Even if economic growth picks up in 2017, it will be modest and increase in global trade would not be of the pre-crisis levels, van Dijkhuizen said.

Global trade growth is the primary driver for the shipping industry.

The World Trade Organization Tuesday slashed its trade growth forecast for this year to the slowest level since the onset of the global economic crisis.

World trade in 2016 will grow slower than earlier expected, expanding just 1.7%, well below the April forecast of 2.8%, according to the latest WTO estimates released Tuesday.

The forecast for 2017 has also been revised, with trade now expected to grow between 1.8% and 3.1%, down from 3.6% forecast previously, WTO said.

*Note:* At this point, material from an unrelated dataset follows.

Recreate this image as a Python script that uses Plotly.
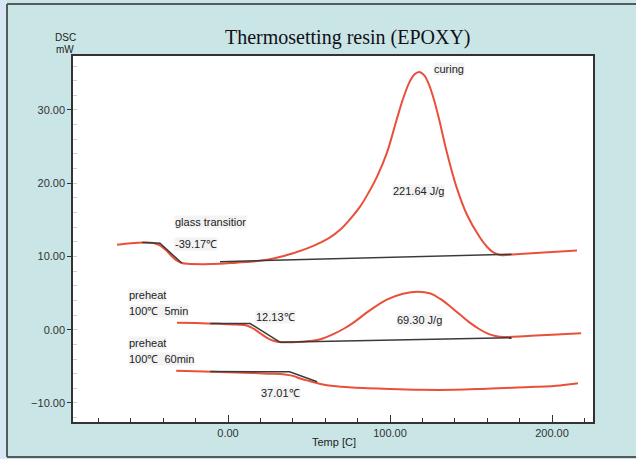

Banks are also careful in lending to shipping companies and giving their thumbs-up to the existing fleet.

“New ships are bad news for the market, and therefore better to focus on the second-hand tonnage,” said Klaus Stoltenberg, Hamburg-based managing director and the global head for shipping coverage with Deutsche Bank.

Banks, should they issue shipping loans, need to be at least 200 basis points above the average of the recent years, so that they can cover all the losses made during the crisis, he said.

Deutsche’s shipping loans portfolio is stable year on year, at around 5.5 billion euros, he said.

The bank has placed its clients under three categories, the priority clients who are strong, the one-offs who borrow once in a while, and those whose portfolios the bank wants to exit, Stoltenberg said.

Both the lenders and the shipping industry agree that it will be a while before the sector recovers.

It is a challenge “to get approval from investment committees to put money on an asset which can’t deliver profits from day one,” said Edward Buttery of Taylor Maritime.

The industry should aim at “scrapping as much as it can, starting with older ships, but owners find it difficult to do so because they only get a fraction of the book value and have to write-off the rest,” said Bw Group’s Sohmen-Pao.